Why would you want to? First, DEBUG is much easier program to operate than the ASM or MASM assembler programs. To type in and execute a program using DEBUG requires calling up only DEBUG itself. Using an assembler, on the other hand, involves using a text-editor, the assembler itself, a program called LINK, and often another program called EXE2BIN. Each of these programs requires a rather complex series of commands to make it work.

The second advantage is that programs written with DEBUG require less "overhead" than those written with the assembler.
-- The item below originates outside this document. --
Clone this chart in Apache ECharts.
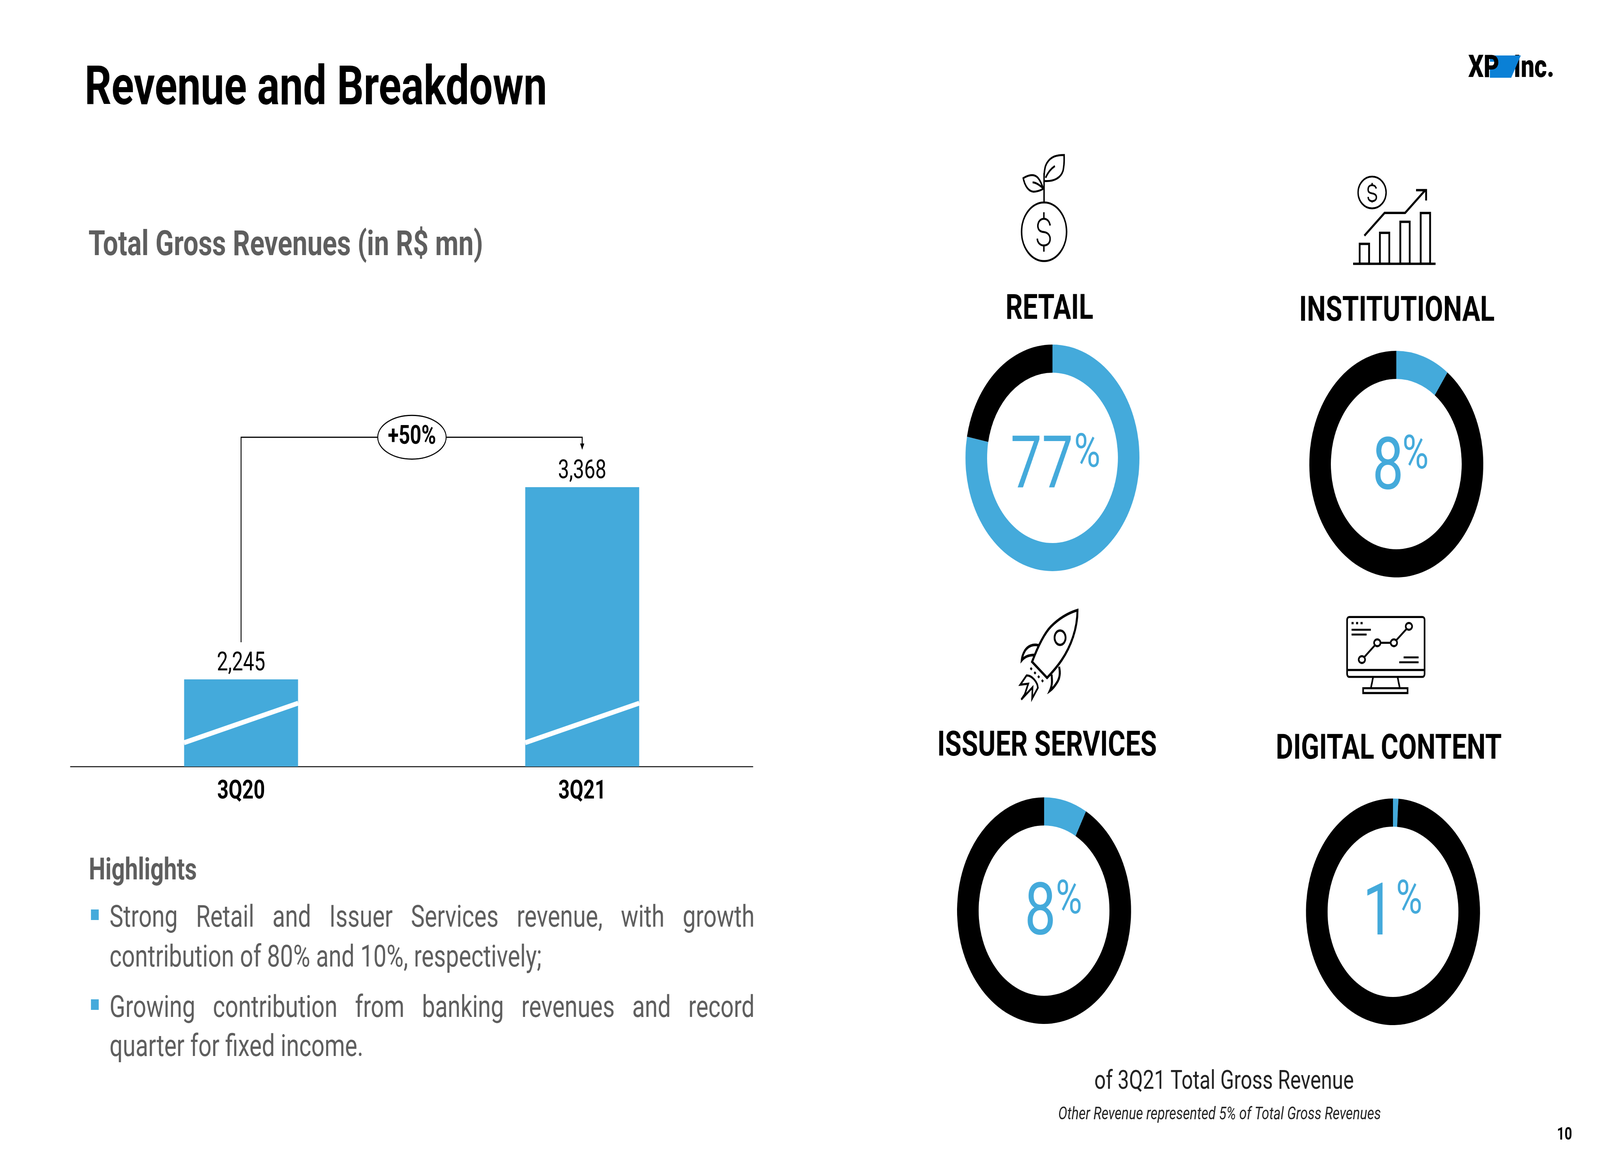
<!DOCTYPE html>
<html><head><meta charset="utf-8">
<style>html,body{margin:0;padding:0;background:#fff;overflow:hidden}#c{width:5333px;height:3000px;transform-origin:0 0}</style>
<script src="https://cdn.jsdelivr.net/npm/echarts@6/dist/echarts.min.js"></script>
</head><body><div id="c"></div>
<script>
// ---- data ----
const categories = ['3Q20', '3Q21'];
const revenue = [2245, 3368];
const revenueLabels = ['2,245', '3,368'];
const growthLabel = '+50%';
const segments = ['RETAIL', 'INSTITUTIONAL', 'ISSUER SERVICES', 'DIGITAL CONTENT'];
const segmentSlice = [78, 10, 8, 1];     // share of ring drawn blue
const segmentLabel = ['77', '8', '8', '1'];
const highlightLines = [
  'Strong Retail and Issuer Services revenue, with growth',
  'contribution of 80% and 10%, respectively;',
  'Growing contribution from banking revenues and record',
  'quarter for fixed income.'
];
// ---- style ----
const BLUE = '#44AADB', GREY = '#5E5E5E', FONT = 'Roboto';
const yMin = 1736, yMax = 3932;
const breakLine = [1875, 2106];      // axis-break stroke, axis values at bar's left / right edge
const bracketStart = 2462, bracketLevel = 3660, bracketEnd = 3587;

const rings = [
  {c:[3508,1172], tx:3498, ty:818, num:[3368,1251], pct:[3580,1197]},
  {c:[4654,1188], tx:4656, ty:823, num:[4574,1255], pct:[4674,1201]},
  {c:[3480,2331], tx:3490, ty:1936, num:[3415,2395], pct:[3519,2340]},
  {c:[4643,2334], tx:4629, ty:1944, num:[4542,2396], pct:[4653,2340]}
];

// the stage is laid out in reference pixels and fitted to the actual window
const stage = document.getElementById('c');
stage.style.transform = `scale(${window.innerWidth/5333},${window.innerHeight/3000})`;

function txt(text, x, baseline, size, o) {
  o = o || {};
  return {type:'text', z:10, silent:true, style:{
    text, x, y: baseline - 0.27*size, fontFamily:o.family||FONT, fontSize:size,
    fontWeight:o.weight||400, fontStyle:o.style||'normal',
    fill:o.fill||'#000', align:o.align||'left', verticalAlign:'middle'}};
}
function justified(line, x0, x1, baseline, size, o) {
  const ctx = document.createElement('canvas').getContext('2d');
  ctx.font = size + 'px ' + FONT;
  const words = line.split(' ');
  const widths = words.map(w => ctx.measureText(w).width);
  const gap = (x1 - x0 - widths.reduce((a,b)=>a+b,0)) / (words.length - 1);
  let x = x0;
  return words.map((w,i) => { const e = txt(w, x, baseline, size, o); x += widths[i] + gap; return e; });
}
function icon(d, x, y, lw, fill) {
  return {type:'path', x, y, scaleX:1/3, scaleY:1/3,
    shape:{pathData:d}, style:{fill:fill||'none', stroke:fill?null:'#000', lineWidth:lw, lineJoin:'miter', lineCap:'butt'}};
}
function rectP(x0,y0,x1,y1){return `M${x0},${y0}L${x1},${y0}L${x1},${y1}L${x0},${y1}Z`;}
function circ(cx,cy,rx,ry){ry=ry||rx;return `M${cx-rx},${cy}A${rx},${ry} 0 1 1 ${cx+rx},${cy}A${rx},${ry} 0 1 1 ${cx-rx},${cy}Z`;}

const icons = [
  // plant and coin
  icon(circ(300,640,225),3380,380,15),
  icon('M300,410V190M305,250C400,255 470,225 490,170C505,120 500,80 500,50C430,50 370,60 330,110C305,140 300,180 300,250M315,225C340,180 370,155 408,135M292,310C260,235 230,205 180,205C150,205 120,215 92,228C105,280 140,330 195,332C235,332 265,322 292,310M185,260C225,262 260,285 290,305',3380,380,15),
  icon('M360,592C355,560 330,540 298,540C262,540 238,565 238,595C238,625 262,640 298,642C335,645 360,665 360,695C360,725 335,745 298,745C262,745 235,725 232,692M298,490V540M298,745V793',3380,380,15),
  // growth chart
  icon(circ(190,188,140,122),4510,430,14),
  icon('M232,158C225,140 210,132 190,132C165,132 150,145 150,165C150,188 170,192 190,195C215,198 233,207 233,225C233,245 212,255 190,255C168,255 152,243 150,222M190,115V132M190,255V265',4510,430,14),
  icon('M113,520L315,345H520L722,170M630,170H730V250M0,736H825',4510,430,18),
  icon(rectP(66,583,160,735)+rectP(268,498,362,735)+rectP(472,413,566,735)+rectP(676,346,770,735),4510,430,18),
  // rocket
  icon('M604,35C520,55 430,90 340,160C270,215 210,310 150,432L300,555C400,475 500,380 560,240C590,170 604,100 604,35Z',3390,1550,20),
  icon(circ(430,247,55),3390,1550,18),
  icon('M212,305C160,295 110,310 80,345C60,370 50,395 47,420C80,390 120,380 170,380M420,470C435,520 425,560 400,590C380,615 355,640 328,655C355,610 350,570 345,530',3390,1550,20),
  icon('M134,479L148,492M172,511L186,524M209,541L223,554M247,572L261,585',3390,1550,18),
  icon('M95,537L32,608L112,600L78,680L42,722L155,628L150,715L208,632C205,590 150,535 95,537Z',3390,1550,16),
  // monitor
  icon('M22,28H753A22,22 0 0 1 775,50V466A22,22 0 0 1 753,488H22A22,22 0 0 1 0,466V50A22,22 0 0 1 22,28ZM0,435H775M260,490L238,575M505,490L527,575'+rectP(160,575,605,612),4490,1570,16),
  icon('M45,126H238M45,163H195M565,338H715M522,376H715',4490,1570,15),
  icon(circ(148,355,32,26)+circ(302,226,32,26)+circ(468,226,32,26)+circ(618,100,32,26)+'M172,336L278,245M334,226H436M492,206L594,120',4490,1570,16),
  icon(rectP(45,66,65,84)+rectP(90,66,110,84)+rectP(135,66,155,84),4490,1570,0,'#000')
];

const logo = [
  txt('Inc.', 5045, 199, 80, {weight:900}),
  {type:'polygon', z:11, silent:true, shape:{points:[[4966,142],[5069,142],[5037,199],[4966,199]]}, style:{fill:'#0A80D6'}},
  {type:'rect', z:11, silent:true, shape:{x:4966,y:158,width:18,height:12}, style:{fill:'#fff'}},
  Object.assign(txt('XP', 4894, 199, 80, {weight:900}), {z:12})
];

const texts = [
  txt('Revenue and Breakdown', 282, 270, 139.5, {weight:700}),
  txt('Total Gross Revenues (in R$ mn)', 295, 655, 89.7, {weight:700, fill:GREY}),
  txt('Highlights', 296, 2253, 78, {weight:700, fill:GREY}),
  ...justified(highlightLines[0], 365, 2515, 2374, 77.5, {fill:GREY}),
  txt(highlightLines[1], 365, 2476, 77.5, {fill:GREY}),
  ...justified(highlightLines[2], 365, 2515, 2605, 77.5, {fill:GREY}),
  txt(highlightLines[3], 365, 2705, 77.5, {fill:GREY}),
  {type:'rect', silent:true, shape:{x:303,y:2328,width:26,height:27}, style:{fill:BLUE}},
  {type:'rect', silent:true, shape:{x:303,y:2558,width:26,height:27}, style:{fill:BLUE}},
  txt('of 3Q21 Total Gross Revenue', 4080, 2788, 67, {align:'center', fill:'#222'}),
  txt('Other Revenue represented 5% of Total Gross Revenues', 4065, 2866, 45, {align:'center', style:'italic', fill:'#222'}),
  txt('10', 5240, 2918, 44, {align:'right', weight:700})
];
rings.forEach((r,i) => {
  texts.push(txt(segments[i], r.tx, r.ty, 89, {weight:700, align:'center'}));
  texts.push(txt(segmentLabel[i], r.num[0], r.num[1], 186, {weight:400, fill:BLUE}));
  texts.push(txt('%', r.pct[0], r.pct[1], 120, {weight:400, fill:BLUE}));
});

const pies = rings.map((r,i) => ({
  type:'pie', center:r.c, radius:[218,290], startAngle:90, clockwise:true, silent:true,
  label:{show:false}, labelLine:{show:false}, animation:false,
  data:[{name:segments[i], value:segmentSlice[i], itemStyle:{color:BLUE}},
        {name:'Other', value:100-segmentSlice[i], itemStyle:{color:'#000'}}]
}));

const chart = echarts.init(stage, null, {renderer:'canvas', width:5333, height:3000});
chart.setOption({
  animation:false, backgroundColor:'#fff',
  grid:{left:235, width:2274, top:1000, bottom:1038},
  xAxis:{type:'category', data:categories,
    axisLine:{lineStyle:{color:'#333', width:3}}, axisTick:{show:false},
    axisLabel:{fontFamily:FONT, fontSize:66, fontWeight:700, color:'#000', margin:32}},
  yAxis:{type:'value', min:yMin, max:yMax, show:false, splitLine:{show:false}},
  series:[
    {type:'bar', data:revenue, barWidth:'33.4%', itemStyle:{color:BLUE}, silent:true,
     label:{show:true, position:'top', distance:7, fontFamily:FONT, fontSize:66, color:'#000',
       formatter:p => revenueLabels[p.dataIndex]}},
    {type:'custom', silent:true, z:5, data:categories.map((c,i)=>i),
     renderItem:(params, api) => {
       const i = api.value(0), half = api.size([1,0])[0]*0.167;
       const cx = api.coord([i, breakLine[0]])[0];
       return {type:'line', shape:{
         x1:cx-half, y1:api.coord([i,breakLine[0]])[1], x2:cx+half, y2:api.coord([i,breakLine[1]])[1]},
         style:{stroke:'#fff', lineWidth:12.5}};
     }},
    {type:'custom', silent:true, z:6, data:[0],
     renderItem:(params, api) => {
       const a = api.coord([0,bracketStart]), b = api.coord([0,bracketLevel]);
       const c = api.coord([1,bracketLevel]), d = api.coord([1,bracketEnd]);
       const mx = 1373;
       return {type:'group', children:[
         {type:'polyline', shape:{points:[a,b,c,[c[0],d[1]-12]]}, style:{stroke:'#000', lineWidth:3, fill:null}},
         {type:'polygon', shape:{points:[[d[0]-7,d[1]-16],[d[0]+7,d[1]-16],[d[0],d[1]]]}, style:{fill:'#000'}},
         {type:'ellipse', shape:{cx:mx, cy:b[1], rx:114, ry:56}, style:{fill:'#fff', stroke:'#000', lineWidth:3}},
         {type:'text', style:{text:growthLabel, x:mx, y:b[1], align:'center', verticalAlign:'middle',
           fontFamily:FONT, fontSize:66, fontWeight:700, fill:'#000'}}
       ]};
     }},
    {type:'custom', silent:true, z:7, coordinateSystem:'none', data:[0],
     renderItem:() => ({type:'group', children:icons})},
    ...pies
  ],
  graphic:{elements:[...texts, ...logo]}
});
</script></body></html>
This overhead comes in the form of program statements that appear in the ASM "source file", but are not necessary in DEBUG - so by using DEBUG you avoid having to start your day with a lot of incomprehensible program lines.

Third, using DEBUG puts you in closer contact with what is really going on in your computer. Besides being useful for assemblying programs, DEBUG is also used to examine and modify memory locations; to load, store, and start programs; and to examine and modify registers (reserved storage areas). In other words, DEBUG is designed to put us in touch with various phyiscal features of the IBM PC.

DEBUG has features that make it possible to get down to the most fundamental level of your computer's operation (short of opening up the cover and probing about with meters and oscilloscopes). Sooner or later, if you write programs in assembly language, you're going to have to learn to use DEBUG.

Some of this gives me a chuckle and a head shake but remember this was written only a few years after the IBM PC stomped into the scene with its balls hanging out. Later on we got sophisticated, optimizing compilers, and high-level methods of dealing with our hardware but it remains a valid point that to touch these things directly is to come in contact with the digital divinity living within the humming beige walls of our electronic idols.